The total fluctuations caused by the TLFs are consequently given by the root-mean-square with respect to the TLF states

$${\sigma }_{\delta E}^{2}=\frac{1}{{N}^{2}}\sum _{k}\delta {E}_{{{\bf{b}}}_{k}}^{2},$$

(30)

where N is the number of TLF states. In our simulations, we linearize the problem and neglect TLF states with more than one excitation. This is a good approximation^39,41 and becomes exact if δE_{(⋯ , 1, ⋯ , 1⋯ )} = δE_{(⋯ , 1, ⋯ , 0⋯ )} + δE_{(⋯ , 0, ⋯ , 1⋯ )} and if there is no correlation between the TLFs.

As a final step, we repeat the steps mentioned above for 200 configurations of the 11 TLFs and average over them.

Optimal magnetic field angle for selected individual fluctuating charge traps

Figure 6 shows the dephasing time caused by a few selected TLF configurations as a function of out-of-plane electric field for different magnetic field angles. Depending on the TLF configuration, sweet spots can appear for small angles θ (Fig. 6A), just outside the window of investigation (Fig. 6B), and also for θ = 90° (Fig. 6C).

Fig. 6: The qubit dephasing time caused by three different TLF configurations.

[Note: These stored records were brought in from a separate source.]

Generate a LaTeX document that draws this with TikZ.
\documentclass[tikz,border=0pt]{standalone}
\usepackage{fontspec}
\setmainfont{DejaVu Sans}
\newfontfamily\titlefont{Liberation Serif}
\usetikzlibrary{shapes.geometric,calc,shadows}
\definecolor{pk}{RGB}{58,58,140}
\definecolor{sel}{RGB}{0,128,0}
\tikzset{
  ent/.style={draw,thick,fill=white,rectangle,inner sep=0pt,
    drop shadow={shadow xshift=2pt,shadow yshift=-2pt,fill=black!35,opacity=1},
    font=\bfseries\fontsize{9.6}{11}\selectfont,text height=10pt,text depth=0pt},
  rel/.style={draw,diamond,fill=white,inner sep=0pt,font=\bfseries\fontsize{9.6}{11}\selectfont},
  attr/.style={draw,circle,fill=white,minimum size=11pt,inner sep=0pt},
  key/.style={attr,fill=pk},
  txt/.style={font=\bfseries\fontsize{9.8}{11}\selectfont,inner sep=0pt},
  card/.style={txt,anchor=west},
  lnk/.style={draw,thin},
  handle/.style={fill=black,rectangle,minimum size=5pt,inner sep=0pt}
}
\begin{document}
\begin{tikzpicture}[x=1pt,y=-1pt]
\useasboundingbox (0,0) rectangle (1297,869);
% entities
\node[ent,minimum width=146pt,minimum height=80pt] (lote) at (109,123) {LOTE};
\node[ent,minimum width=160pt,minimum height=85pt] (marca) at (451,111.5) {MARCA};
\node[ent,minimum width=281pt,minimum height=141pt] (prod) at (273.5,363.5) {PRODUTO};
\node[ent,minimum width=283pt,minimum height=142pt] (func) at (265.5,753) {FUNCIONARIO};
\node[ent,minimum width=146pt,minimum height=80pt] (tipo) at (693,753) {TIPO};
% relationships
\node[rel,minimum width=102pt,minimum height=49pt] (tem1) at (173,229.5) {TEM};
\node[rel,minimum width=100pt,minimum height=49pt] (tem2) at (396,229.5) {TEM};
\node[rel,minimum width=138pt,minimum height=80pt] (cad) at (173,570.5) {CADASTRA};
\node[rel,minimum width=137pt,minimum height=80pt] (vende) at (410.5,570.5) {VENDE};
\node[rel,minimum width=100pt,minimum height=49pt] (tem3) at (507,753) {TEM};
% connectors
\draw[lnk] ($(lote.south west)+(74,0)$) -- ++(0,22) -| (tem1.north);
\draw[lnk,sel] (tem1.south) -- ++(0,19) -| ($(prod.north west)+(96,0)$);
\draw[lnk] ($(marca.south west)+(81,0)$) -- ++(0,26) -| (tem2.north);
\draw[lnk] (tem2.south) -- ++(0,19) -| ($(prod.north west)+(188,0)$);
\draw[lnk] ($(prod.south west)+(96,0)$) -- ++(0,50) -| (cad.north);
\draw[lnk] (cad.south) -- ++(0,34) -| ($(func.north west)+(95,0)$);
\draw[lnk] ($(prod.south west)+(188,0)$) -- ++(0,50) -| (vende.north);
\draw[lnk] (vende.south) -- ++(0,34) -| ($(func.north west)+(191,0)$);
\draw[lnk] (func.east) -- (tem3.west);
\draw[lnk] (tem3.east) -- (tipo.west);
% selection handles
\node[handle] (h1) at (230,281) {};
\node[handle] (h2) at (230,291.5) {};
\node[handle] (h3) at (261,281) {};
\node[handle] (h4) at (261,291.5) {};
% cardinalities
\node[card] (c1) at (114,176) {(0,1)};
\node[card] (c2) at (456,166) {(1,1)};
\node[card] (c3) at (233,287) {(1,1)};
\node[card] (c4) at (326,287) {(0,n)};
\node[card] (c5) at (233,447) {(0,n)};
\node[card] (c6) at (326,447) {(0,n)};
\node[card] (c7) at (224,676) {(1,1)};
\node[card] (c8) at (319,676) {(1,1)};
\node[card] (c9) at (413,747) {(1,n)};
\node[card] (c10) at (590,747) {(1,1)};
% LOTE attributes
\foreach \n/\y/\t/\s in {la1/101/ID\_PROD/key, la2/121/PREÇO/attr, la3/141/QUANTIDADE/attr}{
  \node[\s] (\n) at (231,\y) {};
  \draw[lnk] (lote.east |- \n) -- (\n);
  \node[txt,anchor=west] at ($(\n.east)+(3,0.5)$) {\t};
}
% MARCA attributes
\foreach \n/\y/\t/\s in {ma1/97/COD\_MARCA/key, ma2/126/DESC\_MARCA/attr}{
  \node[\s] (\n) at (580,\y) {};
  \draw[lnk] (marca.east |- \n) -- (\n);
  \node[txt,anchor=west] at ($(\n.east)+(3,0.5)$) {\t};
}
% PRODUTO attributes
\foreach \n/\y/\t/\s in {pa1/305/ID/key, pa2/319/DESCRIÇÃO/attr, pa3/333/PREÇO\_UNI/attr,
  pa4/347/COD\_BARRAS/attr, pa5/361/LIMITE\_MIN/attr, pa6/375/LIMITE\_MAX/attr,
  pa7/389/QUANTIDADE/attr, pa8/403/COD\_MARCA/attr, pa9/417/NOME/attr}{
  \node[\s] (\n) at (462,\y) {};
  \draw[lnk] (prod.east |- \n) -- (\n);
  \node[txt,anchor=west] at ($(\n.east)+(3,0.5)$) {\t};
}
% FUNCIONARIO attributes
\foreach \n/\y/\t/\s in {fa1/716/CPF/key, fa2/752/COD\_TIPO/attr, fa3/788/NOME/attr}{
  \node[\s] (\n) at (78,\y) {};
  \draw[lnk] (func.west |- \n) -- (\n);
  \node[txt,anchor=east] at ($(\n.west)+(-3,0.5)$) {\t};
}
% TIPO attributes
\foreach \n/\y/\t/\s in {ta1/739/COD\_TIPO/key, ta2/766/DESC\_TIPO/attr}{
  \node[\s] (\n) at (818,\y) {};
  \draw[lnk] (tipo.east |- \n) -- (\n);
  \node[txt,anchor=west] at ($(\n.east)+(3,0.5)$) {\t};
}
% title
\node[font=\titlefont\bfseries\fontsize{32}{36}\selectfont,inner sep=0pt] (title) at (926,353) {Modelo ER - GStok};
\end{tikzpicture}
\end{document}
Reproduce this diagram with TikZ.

It is simulated as a function of out-of-plane electric field and with different magnetic field angles. A Emergence of a sweet spot for magnetic fields with small θ. The sweet spot is robust against small changes in magnetic field orientation. B Emergence of incomplete sweet spot features that are highly sensitive to magnetic field orientations. C Emergence for a sweet spot for out-of-plane magnetic field similar to the one reported in Ref. ²¹.